In his victory speech, President Barack Obama made a point of calling out the inexcusable mess that is election day throughout much of the nation:
“I want to thank every American who participated in this election … whether you voted for the very first time or waited in line for a very long time. By the way, we have to fix that.”
Whether it was due to incompetence or bad weather or intentional voter suppression, millions of Americans were forced to wait for hours to exercise their right to vote, and/or jump through unnecessary bureaucratic hoops in an effort to claim that right. That it is mostly Republicans who are pushing through legislation to require voter ID or to eliminate early voting or to purge the voter rolls of foreign sounding names is evidence enough that one party is seeking to disenfranchise voters for partisan gain.

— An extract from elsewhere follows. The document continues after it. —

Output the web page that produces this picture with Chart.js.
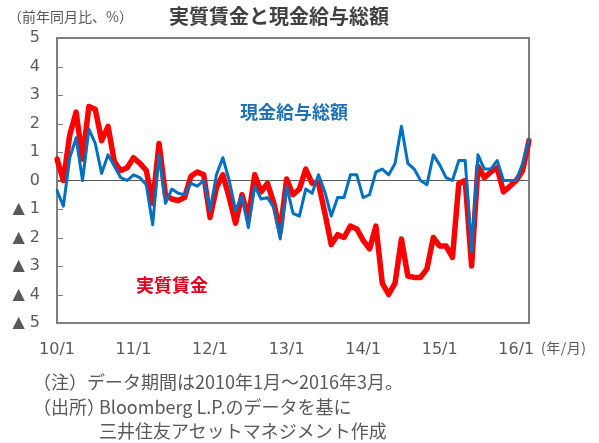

And as President Obama said, we have to fix that.
And the easiest fix would by national vote-by-mail.
If Congress required every state to offer a vote-by-mail option to all registered voters who request it, it would go a long way toward eliminating the long lines at polling places we see every election day, by eliminating Republicans' ability to create these lines in the first place. No citizen could be denied the right to vote for lack of a drivers license, or be forced to miss a half day of work due to an understaffed polling place.
Here in Oregon and Washington, there are no lines on election day other than the lines at the bars at the election night parties. If we could drink-by-mail, we could fix that problem too.
Vote-by-mail is an efficient, secure process that guarantees a paper trail and eliminates most voter suppression tactics. It's not perfect. If the entire nation was all vote-by-mail, it might be days before we were certain who won Tuesday's election. But the inherent delay in counting vote-by-mail ballots is a small price to pay for a free and fair election.